Models of Urban Agriculture Elsewhere

31 03 2009

Vancouver is a city already well-noted for its urban agriculture project, and recently made national news by very openly coming up with a new bylaw for keeping chickens for egg production within city limits. Its most established promoter has been City Farmer (two parallel sites), an organization that has been promoting urban agriculture for thirty years. They teach, put workshops about composting or vermiculture on and, interestingly, operate an online map whereby people in Vancouver may attach their name and situation to a map of the city and indicate whether you have room in your backyard to share the chores with, or whether you have the desire to do that work at someone else’s backyard. Sharing Projects is a fairly advanced Google Map site, offering more in-map information such as the ability to respond to “sites” directly. In some ways, it is e-dentifying Space in reverse, but it still is  attempting to identify (privately-owned) community assets for agricultural purposes.

sharing-backyards-vancouver-bc-city-farmer

While riding German intercity or S-Bahn trains, one often notices that alongside the tracks large swaths of land are devoted to very intense agricultural and garden plots. These allotment gardens were originally intended to serve as a way in which to help and give food and fresh air opportunities for the poorest members of urban populations who increasingly lived in crowded, unsanitary and unsafe conditions in newly industrialising cities (Drescher 2001). Allotment gardens played important roles during and following the two world wars, offering cities a greater food security, and today, some 1.4 million organized allotment gardens still exist in and around cities, and while many plots are used for recreation, food production is still seen as being an important outcome.

City councils provide the land and a watering system, while individual garden owners (who must be members of the German Leisure Garden Federation) pay a small rental fee every year for use of the plot and often erect small sheds on site to store individual garden tools. These gardens are an excellent way to provide urban dwellers who otherwise would not have access to garden space a chance to practice their green thumbs, while doing so in a friendly, social and natural setting on land that otherwise would not have been used for anything as productive.

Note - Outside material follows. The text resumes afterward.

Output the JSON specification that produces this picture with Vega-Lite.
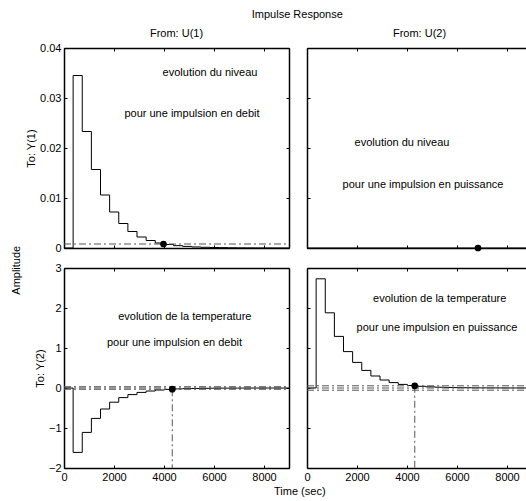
{
  "$schema": "https://vega.github.io/schema/vega-lite/v6.json",
  "padding": {"left": 10, "top": 8, "right": 0, "bottom": 0},
  "background": "white",
  "config": {
    "font": "Liberation Sans",
    "view": {"stroke": null},
    "title": {"font": "Liberation Sans", "fontSize": 11, "fontWeight": "normal", "color": "black"},
    "axis": {
      "grid": false, "domainColor": "black", "tickColor": "black", "labelColor": "black", "titleColor": "black",
      "labelFont": "Liberation Sans", "titleFont": "Liberation Sans", "labelFontSize": 11, "titleFontSize": 11,
      "titleFontWeight": "normal", "tickSize": -3, "labelPadding": 6, "titlePadding": 3,
      "domainWidth": 1.5, "tickWidth": 1, "labelFlush": false, "labelOverlap": false
    },
    "text": {"font": "Liberation Sans", "fontSize": 11}
  },
  "title": {"text": "Impulse Response", "frame": "bounds", "anchor": "middle", "dx": 25, "offset": 8},
  "vconcat": [
    {
      "title": {"text": "Amplitude", "orient": "left", "anchor": "middle", "offset": 4, "dx": -8},
      "vconcat": [
        {
          "title": {"text": "Time (sec)", "orient": "bottom", "anchor": "middle", "dx": 20, "offset": 4},
          "columns": 2,
          "bounds": "flush",
          "spacing": {"row": 20, "column": 18},
          "concat": [
            {
              "width": 225, "height": 200,
              "title": {"text": "From: U(1)", "frame": "group", "anchor": "middle", "offset": 3},
              "resolve": {"axis": {"x": "independent", "y": "independent"}},
              "layer": [
                {
                  "data": {"values": [{"t":0,"v":0},{"t":365,"v":0.0345},{"t":730,"v":0.0233},{"t":1095,"v":0.0157},{"t":1460,"v":0.0106},{"t":1825,"v":0.0072},{"t":2190,"v":0.0049},{"t":2555,"v":0.0033},{"t":2920,"v":0.0022},{"t":3285,"v":0.0015},{"t":3650,"v":0.001},{"t":4015,"v":0.0007},{"t":4380,"v":0.00047},{"t":4745,"v":0.00032},{"t":5110,"v":0.00021},{"t":5475,"v":0.00014},{"t":5840,"v":0.0001},{"t":6205,"v":0.00007},{"t":6570,"v":0.00005},{"t":6935,"v":0.00003},{"t":7300,"v":0.00002},{"t":7665,"v":0.000015},{"t":8030,"v":0.00001},{"t":8395,"v":0.000007},{"t":8760,"v":0.000005},{"t":9000,"v":0.000005}]},
                  "mark": {"type": "line", "interpolate": "step-after", "color": "black", "strokeWidth": 1},
                  "encoding": {
                    "x": {"field": "t", "type": "quantitative", "scale": {"domain": [0, 9000], "nice": false, "zero": false}, "axis": {"orient": "bottom", "values": [0, 2000, 4000, 6000, 8000], "labels": false, "title": null}},
                    "y": {"field": "v", "type": "quantitative", "scale": {"domain": [0, 0.04], "nice": false}, "axis": {"orient": "left", "values": [0, 0.01, 0.02, 0.03, 0.04], "format": "~g", "title": "To: Y(1)"}}
                  }
                },
                {
                  "data": {"values": [{"t":0,"v":0.0008,"g":"b"},{"t":9000,"v":0.0008,"g":"b"}]},
                  "mark": {"type": "line", "color": "#555555", "strokeWidth": 1, "strokeDash": [7, 3, 2, 3]},
                  "encoding": {
                    "x": {"field": "t", "type": "quantitative", "scale": {"domain": [0, 9000], "nice": false, "zero": false}, "axis": null},
                    "y": {"field": "v", "type": "quantitative", "scale": {"domain": [0, 0.04], "nice": false}, "axis": null},
                    "detail": {"field": "g"}
                  }
                },
                {
                  "data": {"values": [{"t":5840,"v":0.035,"label":"evolution du niveau"},{"t":5120,"v":0.0268,"label":"pour une impulsion en debit"}]},
                  "mark": {"type": "text", "fontSize": 11, "color": "black", "align": "center", "baseline": "middle"},
                  "encoding": {
                    "x": {"field": "t", "type": "quantitative", "scale": {"domain": [0, 9000], "nice": false, "zero": false}, "axis": null},
                    "y": {"field": "v", "type": "quantitative", "scale": {"domain": [0, 0.04], "nice": false}, "axis": null},
                    "text": {"field": "label"}
                  }
                },
                {
                  "data": {"values": [{"t":3980,"v":0.0008}]},
                  "mark": {"type": "point", "filled": true, "color": "black", "size": 45, "opacity": 1},
                  "encoding": {
                    "x": {"field": "t", "type": "quantitative", "scale": {"domain": [0, 9000], "nice": false, "zero": false}, "axis": {"orient": "top", "values": [0, 2000, 4000, 6000, 8000], "labels": false, "title": null}},
                    "y": {"field": "v", "type": "quantitative", "scale": {"domain": [0, 0.04], "nice": false}, "axis": {"orient": "right", "values": [0, 0.01, 0.02, 0.03, 0.04], "labels": false, "title": null}}
                  }
                }
              ]
            },
            {
              "width": 225, "height": 200,
              "title": {"text": "From: U(2)", "frame": "group", "anchor": "middle", "offset": 9},
              "resolve": {"axis": {"x": "independent", "y": "independent"}},
              "layer": [
                {
                  "data": {"values": [{"t":0,"v":0},{"t":9000,"v":0}]},
                  "mark": {"type": "line", "interpolate": "step-after", "color": "black", "strokeWidth": 1},
                  "encoding": {
                    "x": {"field": "t", "type": "quantitative", "scale": {"domain": [0, 9000], "nice": false, "zero": false}, "axis": {"orient": "bottom", "values": [0, 2000, 4000, 6000, 8000], "labels": false, "title": null}},
                    "y": {"field": "v", "type": "quantitative", "scale": {"domain": [0, 0.04], "nice": false}, "axis": {"orient": "left", "values": [0, 0.01, 0.02, 0.03, 0.04], "labels": false, "title": null}}
                  }
                },
                {
                  "data": {"values": [{"t":3800,"v":0.021,"label":"evolution du niveau"},{"t":4640,"v":0.0127,"label":"pour une impulsion en puissance"}]},
                  "mark": {"type": "text", "fontSize": 11, "color": "black", "align": "center", "baseline": "middle"},
                  "encoding": {
                    "x": {"field": "t", "type": "quantitative", "scale": {"domain": [0, 9000], "nice": false, "zero": false}, "axis": null},
                    "y": {"field": "v", "type": "quantitative", "scale": {"domain": [0, 0.04], "nice": false}, "axis": null},
                    "text": {"field": "label"}
                  }
                },
                {
                  "data": {"values": [{"t":6840,"v":0}]},
                  "mark": {"type": "point", "filled": true, "color": "black", "size": 45, "opacity": 1},
                  "encoding": {
                    "x": {"field": "t", "type": "quantitative", "scale": {"domain": [0, 9000], "nice": false, "zero": false}, "axis": {"orient": "top", "values": [0, 2000, 4000, 6000, 8000], "labels": false, "title": null}},
                    "y": {"field": "v", "type": "quantitative", "scale": {"domain": [0, 0.04], "nice": false}, "axis": {"orient": "right", "values": [0, 0.01, 0.02, 0.03, 0.04], "labels": false, "title": null}}
                  }
                }
              ]
            },
            {
              "width": 225, "height": 200,
              "resolve": {"axis": {"x": "independent", "y": "independent"}},
              "layer": [
                {
                  "data": {"values": [{"t":0,"v":0},{"t":365,"v":-1.61},{"t":730,"v":-1.11},{"t":1095,"v":-0.76},{"t":1460,"v":-0.525},{"t":1825,"v":-0.355},{"t":2190,"v":-0.24},{"t":2555,"v":-0.165},{"t":2920,"v":-0.11},{"t":3285,"v":-0.075},{"t":3650,"v":-0.05},{"t":4015,"v":-0.034},{"t":4380,"v":-0.023},{"t":4745,"v":-0.016},{"t":5110,"v":-0.011},{"t":5475,"v":-0.0075},{"t":5840,"v":-0.005},{"t":6205,"v":-0.0035},{"t":6570,"v":-0.0024},{"t":6935,"v":-0.0016},{"t":7300,"v":-0.0011},{"t":7665,"v":-0.0008},{"t":8030,"v":-0.0005},{"t":8395,"v":-0.0004},{"t":8760,"v":-0.0003},{"t":9000,"v":-0.0003}]},
                  "mark": {"type": "line", "interpolate": "step-after", "color": "black", "strokeWidth": 1},
                  "encoding": {
                    "x": {"field": "t", "type": "quantitative", "scale": {"domain": [0, 9000], "nice": false, "zero": false}, "axis": {"orient": "bottom", "values": [0, 2000, 4000, 6000, 8000], "format": "d", "title": null}},
                    "y": {"field": "v", "type": "quantitative", "scale": {"domain": [-2, 3], "nice": false}, "axis": {"orient": "left", "values": [-2, -1, 0, 1, 2, 3], "format": "d", "title": "To: Y(2)"}}
                  }
                },
                {
                  "data": {"values": [{"t":0,"v":0,"g":"z"},{"t":9000,"v":0,"g":"z"},{"t":0,"v":0.032,"g":"u"},{"t":9000,"v":0.032,"g":"u"},{"t":0,"v":-0.032,"g":"l"},{"t":9000,"v":-0.032,"g":"l"},{"t":4330,"v":-0.032,"g":"s"},{"t":4330,"v":-2,"g":"s"}]},
                  "mark": {"type": "line", "color": "#555555", "strokeWidth": 1, "strokeDash": [7, 3, 2, 3]},
                  "encoding": {
                    "x": {"field": "t", "type": "quantitative", "scale": {"domain": [0, 9000], "nice": false, "zero": false}, "axis": null},
                    "y": {"field": "v", "type": "quantitative", "scale": {"domain": [-2, 3], "nice": false}, "axis": null},
                    "detail": {"field": "g"}
                  }
                },
                {
                  "data": {"values": [{"t":4833,"v":1.775,"label":"evolution de la temperature"},{"t":4420,"v":1.13,"label":"pour une impulsion en debit"}]},
                  "mark": {"type": "text", "fontSize": 11, "color": "black", "align": "center", "baseline": "middle"},
                  "encoding": {
                    "x": {"field": "t", "type": "quantitative", "scale": {"domain": [0, 9000], "nice": false, "zero": false}, "axis": null},
                    "y": {"field": "v", "type": "quantitative", "scale": {"domain": [-2, 3], "nice": false}, "axis": null},
                    "text": {"field": "label"}
                  }
                },
                {
                  "data": {"values": [{"t":4330,"v":-0.03}]},
                  "mark": {"type": "point", "filled": true, "color": "black", "size": 45, "opacity": 1},
                  "encoding": {
                    "x": {"field": "t", "type": "quantitative", "scale": {"domain": [0, 9000], "nice": false, "zero": false}, "axis": {"orient": "top", "values": [0, 2000, 4000, 6000, 8000], "labels": false, "title": null}},
                    "y": {"field": "v", "type": "quantitative", "scale": {"domain": [-2, 3], "nice": false}, "axis": {"orient": "right", "values": [-2, -1, 0, 1, 2, 3], "labels": false, "title": null}}
                  }
                }
              ]
            },
            {
              "width": 225, "height": 200,
              "resolve": {"axis": {"x": "independent", "y": "independent"}},
              "layer": [
                {
                  "data": {"values": [{"t":0,"v":0},{"t":365,"v":2.73},{"t":730,"v":1.88},{"t":1095,"v":1.29},{"t":1460,"v":0.91},{"t":1825,"v":0.64},{"t":2190,"v":0.44},{"t":2555,"v":0.3},{"t":2920,"v":0.2},{"t":3285,"v":0.135},{"t":3650,"v":0.09},{"t":4015,"v":0.062},{"t":4380,"v":0.042},{"t":4745,"v":0.029},{"t":5110,"v":0.02},{"t":5475,"v":0.014},{"t":5840,"v":0.0095},{"t":6205,"v":0.0065},{"t":6570,"v":0.0045},{"t":6935,"v":0.003},{"t":7300,"v":0.002},{"t":7665,"v":0.0014},{"t":8030,"v":0.001},{"t":8395,"v":0.0007},{"t":8760,"v":0.0005},{"t":9000,"v":0.0005}]},
                  "mark": {"type": "line", "interpolate": "step-after", "color": "black", "strokeWidth": 1},
                  "encoding": {
                    "x": {"field": "t", "type": "quantitative", "scale": {"domain": [0, 9000], "nice": false, "zero": false}, "axis": {"orient": "bottom", "values": [0, 2000, 4000, 6000, 8000], "format": "d", "title": null}},
                    "y": {"field": "v", "type": "quantitative", "scale": {"domain": [-2, 3], "nice": false}, "axis": {"orient": "left", "values": [-2, -1, 0, 1, 2, 3], "labels": false, "title": null}}
                  }
                },
                {
                  "data": {"values": [{"t":0,"v":0,"g":"z"},{"t":9000,"v":0,"g":"z"},{"t":0,"v":0.055,"g":"u"},{"t":9000,"v":0.055,"g":"u"},{"t":0,"v":-0.055,"g":"l"},{"t":9000,"v":-0.055,"g":"l"},{"t":4310,"v":0.055,"g":"s"},{"t":4310,"v":-2,"g":"s"}]},
                  "mark": {"type": "line", "color": "#555555", "strokeWidth": 1, "strokeDash": [7, 3, 2, 3]},
                  "encoding": {
                    "x": {"field": "t", "type": "quantitative", "scale": {"domain": [0, 9000], "nice": false, "zero": false}, "axis": null},
                    "y": {"field": "v", "type": "quantitative", "scale": {"domain": [-2, 3], "nice": false}, "axis": null},
                    "detail": {"field": "g"}
                  }
                },
                {
                  "data": {"values": [{"t":5307,"v":2.23,"label":"evolution de la temperature"},{"t":5200,"v":1.5,"label":"pour une impulsion en puissance"}]},
                  "mark": {"type": "text", "fontSize": 11, "color": "black", "align": "center", "baseline": "middle"},
                  "encoding": {
                    "x": {"field": "t", "type": "quantitative", "scale": {"domain": [0, 9000], "nice": false, "zero": false}, "axis": null},
                    "y": {"field": "v", "type": "quantitative", "scale": {"domain": [-2, 3], "nice": false}, "axis": null},
                    "text": {"field": "label"}
                  }
                },
                {
                  "data": {"values": [{"t":4310,"v":0.055}]},
                  "mark": {"type": "point", "filled": true, "color": "black", "size": 45, "opacity": 1},
                  "encoding": {
                    "x": {"field": "t", "type": "quantitative", "scale": {"domain": [0, 9000], "nice": false, "zero": false}, "axis": {"orient": "top", "values": [0, 2000, 4000, 6000, 8000], "labels": false, "title": null}},
                    "y": {"field": "v", "type": "quantitative", "scale": {"domain": [-2, 3], "nice": false}, "axis": {"orient": "right", "values": [-2, -1, 0, 1, 2, 3], "labels": false, "title": null}}
                  }
                }
              ]
            }
          ]
        }
      ]
    }
  ]
}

Schrebergarten (Allotment garden), Leipzig, Germany

At a more extreme and hypothetical end, Front Studio architects out of New York City envisioned a transformed Philadelphia as its empty lots and abandoned buildings were transformed into its own “agricultural urbanism”. From their website, Farmadelphia intended to create “juxtapositions between farm and city that challenges its residents to revitalize their surroundings and daily lives.” It “empowers”, creates “localized centers of activity” and strengthens “an overall sense of pride and commitment in the community”.